Neden söz ettiğimizin farkında mıyız?
Dünyanın en büyük sendikasından söz ediyoruz!”
Kurdistan Özgürlük Hareketi’nin Türkiyelileşme hedefiyle ilgili “kadim” tartışmayı sonuçlandıracak en can alıcı zayıflığı aşmanın yolunu hatırlatmış Öndeş. Tartışma “Kürdilikle”, “sınıfsallık” tartışması. Yüzde doksan dokuzunu Kürtlerin oluşturduğu “geçici tarım işçileri” o günden bu yana sendikalaşmış olsaydı, bu tartışma çoktan gündemden çıkardı. Öndeş’in verdiği “rakamla” (dünkü yazımda bu sözcük şeddeli olarak “rakkam” diye yanlış yazılmıştı) bir milyonluk bu “kürdi proletarya örgütü” tüm Türkiye işçi sınıfının sendikal hareketini öyle bir güce dönüştürürdü ki, sınıfın bu en “alt” katmanı, politik bakımdan ise en “bilinçli” katmanı Türkiyelileşmenin öncüsü olarak sınıf mücadelesine en büyük katkıyı yapmış olurdu.
Bu satırları Öndeş’in yazısını okumuş olmam sayesinde yazdığımı söylemeliyim.

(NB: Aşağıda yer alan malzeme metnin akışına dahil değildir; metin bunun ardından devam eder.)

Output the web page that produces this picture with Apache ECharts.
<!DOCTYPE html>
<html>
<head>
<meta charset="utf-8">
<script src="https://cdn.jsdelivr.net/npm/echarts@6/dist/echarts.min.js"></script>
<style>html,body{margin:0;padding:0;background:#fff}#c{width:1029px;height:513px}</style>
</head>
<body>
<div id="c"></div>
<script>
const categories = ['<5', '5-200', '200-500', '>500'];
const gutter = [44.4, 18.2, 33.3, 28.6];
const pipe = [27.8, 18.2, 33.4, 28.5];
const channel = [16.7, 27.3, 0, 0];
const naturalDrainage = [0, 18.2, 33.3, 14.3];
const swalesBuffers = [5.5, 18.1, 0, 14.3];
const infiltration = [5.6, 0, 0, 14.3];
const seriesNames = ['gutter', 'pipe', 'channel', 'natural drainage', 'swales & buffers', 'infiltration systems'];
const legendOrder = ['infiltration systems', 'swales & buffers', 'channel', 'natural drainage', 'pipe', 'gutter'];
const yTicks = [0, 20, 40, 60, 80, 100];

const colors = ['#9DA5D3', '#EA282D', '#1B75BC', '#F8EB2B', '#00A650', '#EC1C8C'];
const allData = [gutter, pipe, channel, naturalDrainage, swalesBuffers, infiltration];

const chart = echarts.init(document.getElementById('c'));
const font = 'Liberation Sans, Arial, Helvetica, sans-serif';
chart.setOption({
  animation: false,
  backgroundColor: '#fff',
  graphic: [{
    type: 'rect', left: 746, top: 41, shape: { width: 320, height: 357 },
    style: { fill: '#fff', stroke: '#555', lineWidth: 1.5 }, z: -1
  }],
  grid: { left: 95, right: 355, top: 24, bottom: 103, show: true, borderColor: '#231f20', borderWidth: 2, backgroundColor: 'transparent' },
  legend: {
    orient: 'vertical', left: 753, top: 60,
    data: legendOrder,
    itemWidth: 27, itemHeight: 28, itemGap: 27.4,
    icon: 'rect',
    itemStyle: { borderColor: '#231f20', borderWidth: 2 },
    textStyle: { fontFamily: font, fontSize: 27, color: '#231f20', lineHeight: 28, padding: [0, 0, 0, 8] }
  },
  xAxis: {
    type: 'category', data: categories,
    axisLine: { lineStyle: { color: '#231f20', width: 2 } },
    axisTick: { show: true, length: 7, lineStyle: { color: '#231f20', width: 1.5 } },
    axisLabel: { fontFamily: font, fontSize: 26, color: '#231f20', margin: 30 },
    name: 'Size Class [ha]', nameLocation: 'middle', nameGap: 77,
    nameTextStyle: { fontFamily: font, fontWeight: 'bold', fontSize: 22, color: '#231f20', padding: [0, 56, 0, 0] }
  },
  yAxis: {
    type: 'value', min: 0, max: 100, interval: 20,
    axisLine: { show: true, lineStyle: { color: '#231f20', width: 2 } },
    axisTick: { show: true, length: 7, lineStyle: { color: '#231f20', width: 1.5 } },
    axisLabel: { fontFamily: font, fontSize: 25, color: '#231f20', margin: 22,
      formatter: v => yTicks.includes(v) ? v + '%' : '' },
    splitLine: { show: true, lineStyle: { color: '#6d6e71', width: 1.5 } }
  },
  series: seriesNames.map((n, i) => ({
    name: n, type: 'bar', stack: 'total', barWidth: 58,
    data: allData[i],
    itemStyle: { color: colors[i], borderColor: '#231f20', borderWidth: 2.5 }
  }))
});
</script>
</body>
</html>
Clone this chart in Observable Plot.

Eski nesilden bir komünist olarak hem Kürt Özgürlük Hareketi, hem de Türkiye işçi sınıfı hareketi için Türkiyelileşmeye “nereden başlamalı” sorusuna Öndeş’in verdiği cevabın bilincine şu anda varmış olduğumu itiraf etmekten çekinmiyorum.
Henüz lisenin birinci sınıfındayken, sonradan TKP üyesi olduğunu öğrendiğim mahallenin kasabı (ismini unutmuşum) bana bir kitap vermişti: John Steinbeck’in Gazap Üzümleri’ni. Ardından aynı yazarın Bitmeyen Kavga kitabını da okumuştum. 68 kuşağının sosyalizmle tanışmasında bu iki kitap önemli bir yer tutar. Kitaplar 1929 Büyük Buhran yıllarında Kaliforniya’ya meyve bahçelerinde çalışarak göç eden milyonların serüvenini ve çiftlik sahiplerine karşı mücadelesini anlatır.
Çok tuhaf değil mi? Bu kitapları okurken kalbimiz Amerikan mevsimlik işçileriyle atmış, ama Hakkari’den on yıllardan beri kamyonların kasalarında bini aşkın kilometrelerce yolları aşarak Ege’ye, Karadeniz’e, Akdeniz’e fındık, çay ve pamuk toplamak için akan milyonlarca Kürt mevsimlik tarım işçilerinin örgütlenmesi hakkında pek bir şeyler düşünmemişiz.
Öndeş’in bizlere hatırlattığı Viranşehir’deki toplantının açılış konuşmasını yapan Aysel Tuğluk muhtemelen artık bu konuşmayı hafızasının sisleri arasında çoktan unutmuş olmalı. Onun hafızasını zindancı rejim sildi.
Ya bizim hafızalarımız. HDP’li arkadaşların hafızaları…
Eren Keskin ve M.Ender Öndeş’e “ideolojik demans” illetinden bizi sağalttıkları için teşekkür borçluyuz.